Great point, John. Irene
Vermont has spent more than $455 million in the last six years on its homeless citizens. The state pays nearly $60,000 per year to house just one homeless person in a motel. Emergency care visit cost on average $3,700; that’s $18,500 spent per year for the average person and $44,400 spent per year for the highest users of emergency departments in Vermont. The State of Vermont pays approximately $100 per day for each homeless, or unhoused person. The human costs and the costs to Vermont’s children and to Vermont’s future are incalculable.
A human body can be cryogenically frozen and stored indefinitely for as low as $28,000 by a commercial company. Surely, as we have the nation’s most popular governor, the State of Vermont could realize far greater efficiencies of economy. Freezing and stacking our neighbors like cord-wood is clearly not a permanent solution to homelessness in Vermont and is at best temporary. Such a project does allow Vermonters to do what they do best and that is to do nothing while pretending to do something, while feigning concern or moral outrage and ultimately passing on the responsibility to others at some other time.
The proposal could be funded off the state books as it were. Vermont’s legion of nonprofits that already soak up millions of dollars annually with no apparent return on investment could sponsor “unhoused” individuals, or indeed, entire families to be frozen, thereby increasing economy of scale. Local Vermont businesses could sponsor the freezing of those presently almost frozen anyway in the middle of a Vermont winter, who are presently defecating and fornicating in stolen tents outside their very doorsteps, or the woman and her child who were sleeping in the Montpelier visitors information center on State Street.
It is now over 100 years since the Vermont Legislature passed it’s first proposed eugenical sterilization law, which was later enacted into law. Despite sterilizing over 2,200 Vermonters, peaking in 1966 (yes, that’s documented) the dehumanizing brutalization of Vermont’s most marginalized citizens never accomplished anything other than the forced brutalization of other human beings and the attempted genocidal extermination of entire social classes in Vermont.
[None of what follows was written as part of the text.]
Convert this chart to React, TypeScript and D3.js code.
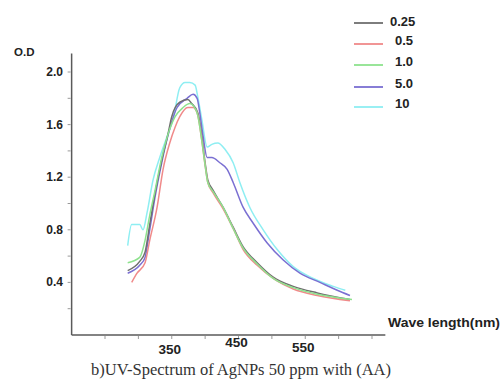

The Vermont Senate and House are back in their first session of 2024 today. Let’s this start this year off right and present a bill in the legislature to get the freeloading homeless, who are presently living the good Vermont lifestyle for free in a generously subsidized existence, off of the scenic hallowed streets of Vermont.
Freeze the Homeless!
Now this is real outside-the-box thinking.
An excellent proposal, one which incidentally provides you with a ready supply of fresh meat to feed the unfrozen whenever needed. Simply go out back to the pile and pry a small one off. For “A young healthy child well nursed is, at a year old, a most delicious nourishing and wholesome food, whether stewed, roasted, baked or boiled; and I make no doubt that it will equally serve in a fricassee or a ragout.”
“that is to do nothing while pretending to do something, while feigning concern or moral outrage and ultimately passing on the responsibility to others at some other time.”
This is not just in Vermont, but this is the American way of thinking.